Summer is a great time of year. Backyard barbecues, running through the sprinklers, feeling warm breezes on bare arms and legs—most people claim summer as their favorite time of year. But if you’re trying to run a ministry, or meet a church budget, summer is a time of scarcity. People on vacation aren’t home to make donations or mail checks, and we rarely put something in the offering when we’re just a visitor somewhere else. Ministries that run on donations know that summers make them tighten their belts, so they send out scads of donation appeals. My mailbox is full of them.
Being on a limited income, there’s no way we can send money to everyone who asks. (When Jesus told the disciples to do exactly that—see Matthew 5:42 and Luke 6:30—I often wonder if he had our era of mass communications in mind!) The problem is that they’re all worthwhile causes. How can I possibly choose between puppy-eyed orphans, rescued slaves, starving families, unborn children, our local homeless shelter or food bank, refugees, and entire people groups without any knowledge of Jesus? Indecision leaves me paralyzed.
There’s a reason ministries send out these heart-wrenching letters filled with poignant photos. They work. Most people give in response to an appeal. That’s fine, to a point. Pete and I like to set aside a small part of our giving just so we can make a donation in a timely manner to a special need. When the letters arrive, we look them over and ask God if any of them are for us. Sometimes He says yes, but most of the time we end up tossing everything into the recycling bin. Shocking, right?
We do this because the bulk of our giving is prayerfully planned out months in advance. Every January we create a giving budget based on our expected income. We try to concentrate our giving in just a few areas, rather than spreading smaller checks over a bunch of ministries. That saves everyone overhead costs and makes life simpler.
How do we pick among all the options? We pray and listen. God sometimes tells us to give to a certain organization. If he doesn’t, then we assume he doesn’t have an opinion, and we each choose a ministry that speaks to our area of interest and concern. I tend to prefer micro-enterprise development, while Pete often wants to support a missionary we know. Now that we’ve been married almost 35 years, we rarely change our giving from year to year. We’ve settled into relationships with people and ministries we know and care about.
It’s important to research any parachurch organizations before you commit to supporting them. While most people sincerely want to help others, there are always scams. Plus, just being sincere isn’t enough. Do they listen to God? Are they faithful? Are they truly helping, or just doing something that looks impressive but actually does more harm than good?
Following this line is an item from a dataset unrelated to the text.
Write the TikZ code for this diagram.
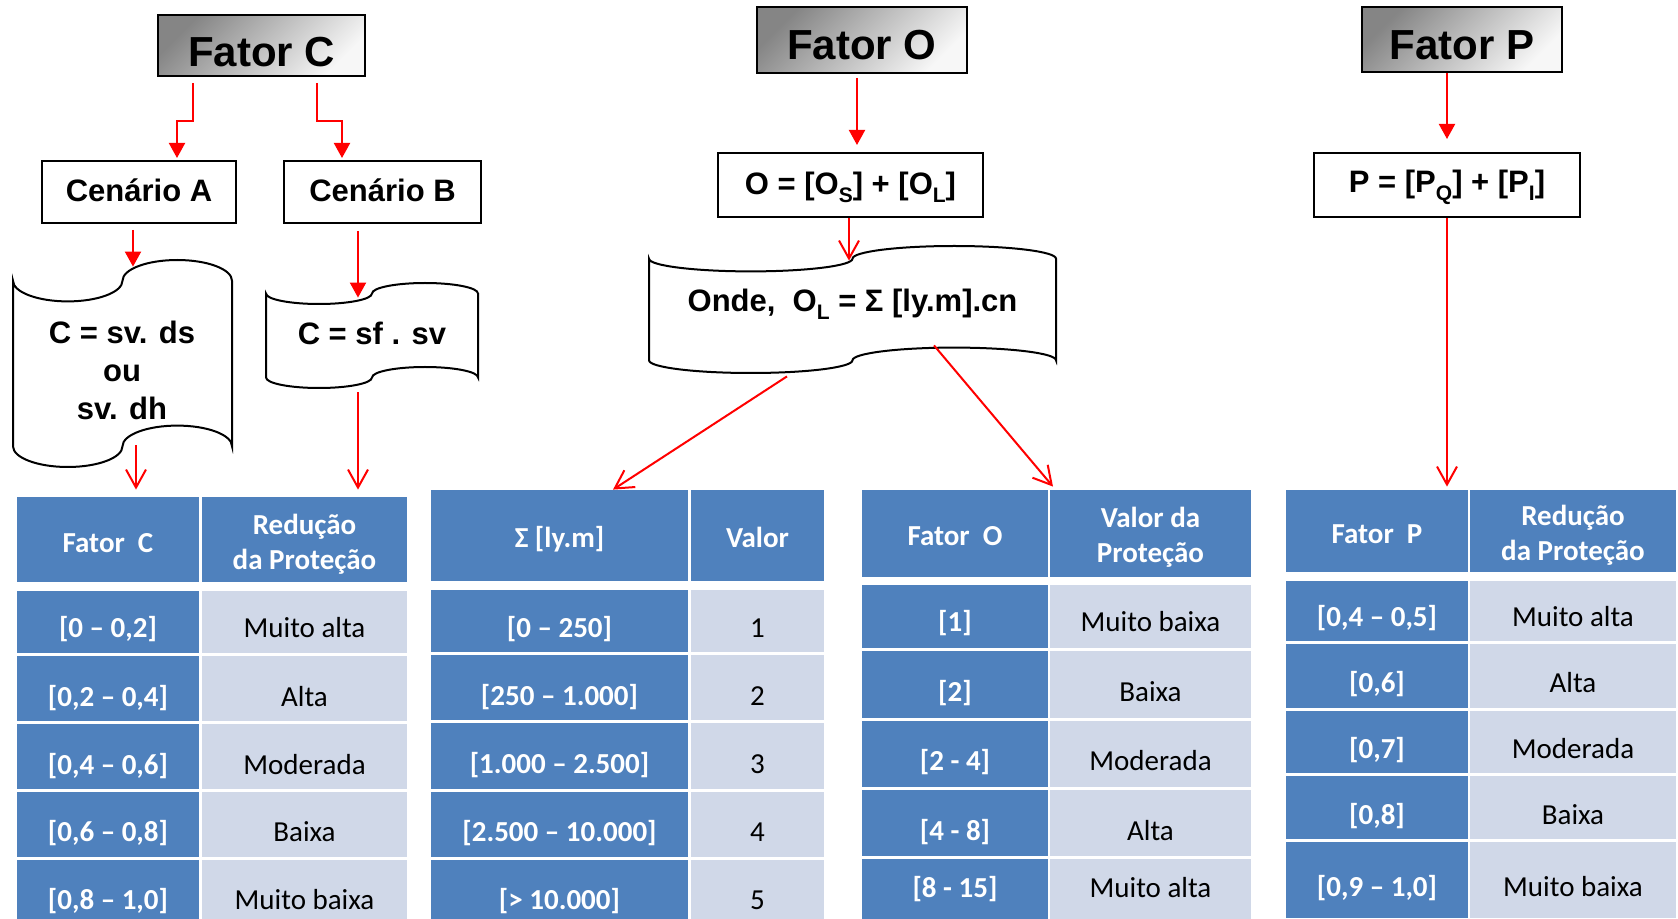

Then, after making all these decisions, we give as God provides. There have been times when we made all our plans and then our income dried up and we couldn’t even support our local church. A tithe of zero is zero. Other years God has blessed us and we’ve been able to give more than we ever thought we could.
Giving this way may sound a bit too cut and dried, perhaps even legalistic. It’s not. We just want to ensure that it’s God’s voice we’re hearing, and not that of a manipulative marketing campaign.